Snow Comes With the Cold
With cold temperatures in place, snow fell across almost the entire region at some point during the week
(Figure 5). The only areas spared were in the far western Ohio Valley, west central Missouri and central Wisconsin. The heaviest snow fell through Iowa and northern Illinois, where 3-6 inches were common. Extreme southeast Kentucky also saw isolated areas of 3-6 inches. Lake effect snows continued in northwestern Lower Michigan, piling up another 3-6 inches. However, snow ratios were high leading to lower precipitation totals
(Figure 6). Other than Kentucky and eastern Ohio, the region saw mainly less than a quarter inch of precipitation. Where the heaviest snow fell in Iowa and Illinois, totals were only between three tenths and a half inch of precipitation. This led to mainly below normal precipitation across much of the region (Figure 7). Southern Kentucky, however, did see above normal precipitation over the week as a storm brought 1-2 inches of precipitation across the area.
Snowstorm February 28-March 1
Yet another major snowstorm impacted the Midwest late on February 28 into March 1, making sure March came in like a lion. A large swath of over 4 inches of snow fell from Missouri through Ohio
(Figure 8). The heaviest snow fell in east central Illinois through central Indiana where snow totals of 6-9 inches were common. This was the 4th major snowstorm in the past 30 days, with this storm being the second to affect central Illinois, Indiana and Ohio in the past two weeks..
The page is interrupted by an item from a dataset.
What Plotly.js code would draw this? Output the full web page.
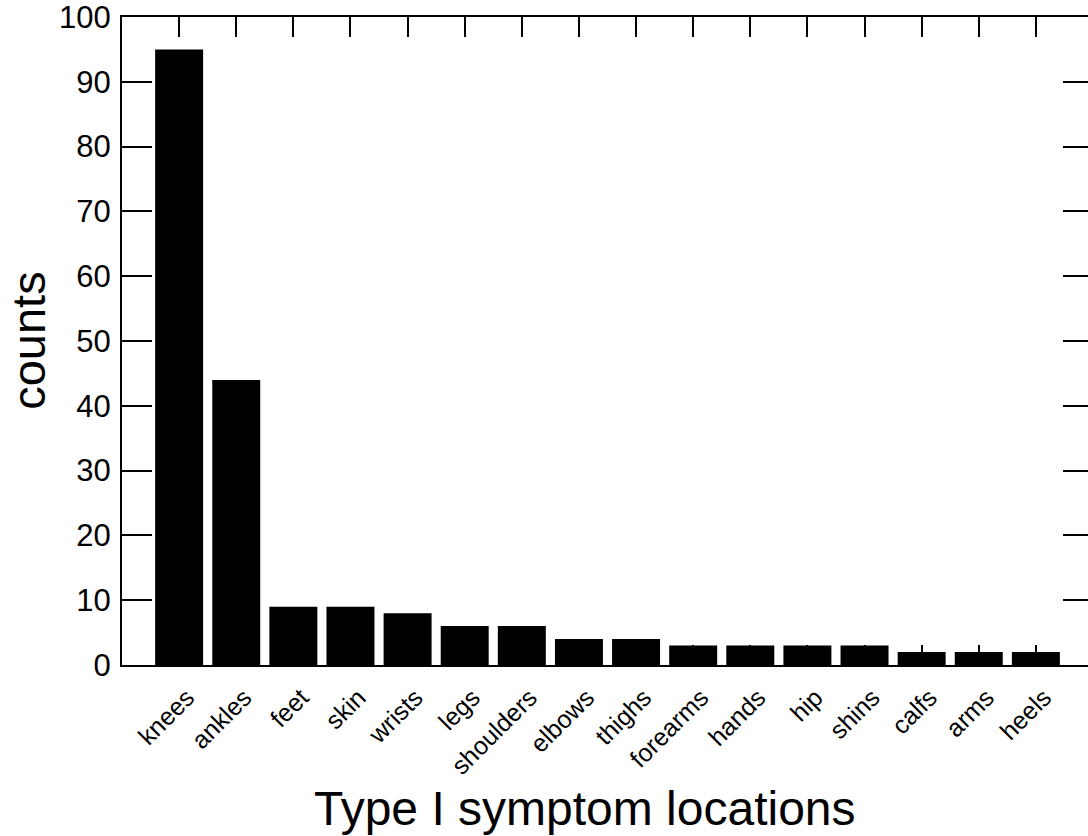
<!DOCTYPE html>
<html>
<head>
<meta charset="utf-8">
<script src="https://cdn.plot.ly/plotly-3.0.1.min.js"></script>
<style>
html,body{margin:0;padding:0;background:#fff;overflow:hidden;}
#chart{width:1100px;height:836px;}
</style>
</head>
<body>
<div id="chart"></div>
<script>
const categories = ["knees","ankles","feet","skin","wrists","legs","shoulders","elbows","thighs","forearms","hands","hip","shins","calfs","arms","heels"];
const counts = [95,44,9,9,8,6,6,4,4,3,3,3,3,2,2,2];
const yTickValues = [0,10,20,30,40,50,60,70,80,90,100];
const xTitle = "Type I symptom locations";
const yTitle = "counts";

const FONT = "Liberation Sans, Arial, sans-serif";

const trace = {
  type: "bar",
  x: categories.map((c,i)=>i),
  y: counts,
  width: 0.84,
  marker: {color: "#000000", line: {width: 0}},
  hoverinfo: "x+y"
};

const layout = {
  width: 1100,
  height: 836,
  margin: {l: 122, r: 7, t: 17, b: 171},
  paper_bgcolor: "#ffffff",
  plot_bgcolor: "#ffffff",
  showlegend: false,
  font: {family: FONT, color: "#000"},
  xaxis: {
    range: [-1, 16],
    tickmode: "array",
    tickvals: categories.map((c,i)=>i),
    ticktext: categories,
    tickangle: -45,
    ticks: "inside",
    ticklen: 20,
    tickwidth: 2,
    tickcolor: "#000",
    ticklabelstandoff: 6,
    ticklabelshift: 8,
    showline: true,
    linewidth: 2,
    linecolor: "#000",
    mirror: "ticks",
    showgrid: false,
    zeroline: false,
    tickfont: {family: FONT, size: 25, color: "#000"},
    fixedrange: true
  },
  yaxis: {
    range: [0, 100],
    tickmode: "array",
    tickvals: yTickValues,
    ticktext: yTickValues.map(String),
    ticks: "inside",
    ticklen: 30,
    tickwidth: 2,
    tickcolor: "#000",
    ticklabelstandoff: 3,
    ticklabeloverflow: "allow",
    showline: true,
    linewidth: 2,
    linecolor: "#000",
    mirror: "ticks",
    showgrid: false,
    zeroline: false,
    tickfont: {family: FONT, size: 31, color: "#000"},
    fixedrange: true
  },
  annotations: [
    {
      text: xTitle,
      xref: "paper", yref: "paper",
      x: 0.477, y: -0.222,
      xanchor: "center", yanchor: "middle",
      showarrow: false,
      font: {family: FONT, size: 48, color: "#000"}
    },
    {
      text: yTitle,
      xref: "paper", yref: "paper",
      x: -0.097, y: 0.5,
      xanchor: "center", yanchor: "middle",
      textangle: -90,
      showarrow: false,
      font: {family: FONT, size: 47, color: "#000"}
    }
  ]
};

Plotly.newPlot("chart", [trace], layout, {displayModeBar: false, staticPlot: true});
</script>
</body>
</html>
Drought Relief Finally Comes for Kentucky
After spending much of the winter in the Moderate Drought category, western Kentucky was downgraded to the abnormally dry category this week (Figure 9) as much of the state has seen above normal precipitation over the past two weeks (Figure 10). The Missouri bootheel was even taken out of the abnormally dry category. A small area of moderate drought still remains in Kentucky however in the north central part of the state. Isolated moderate drought conditions still continue in northwest Minnesota.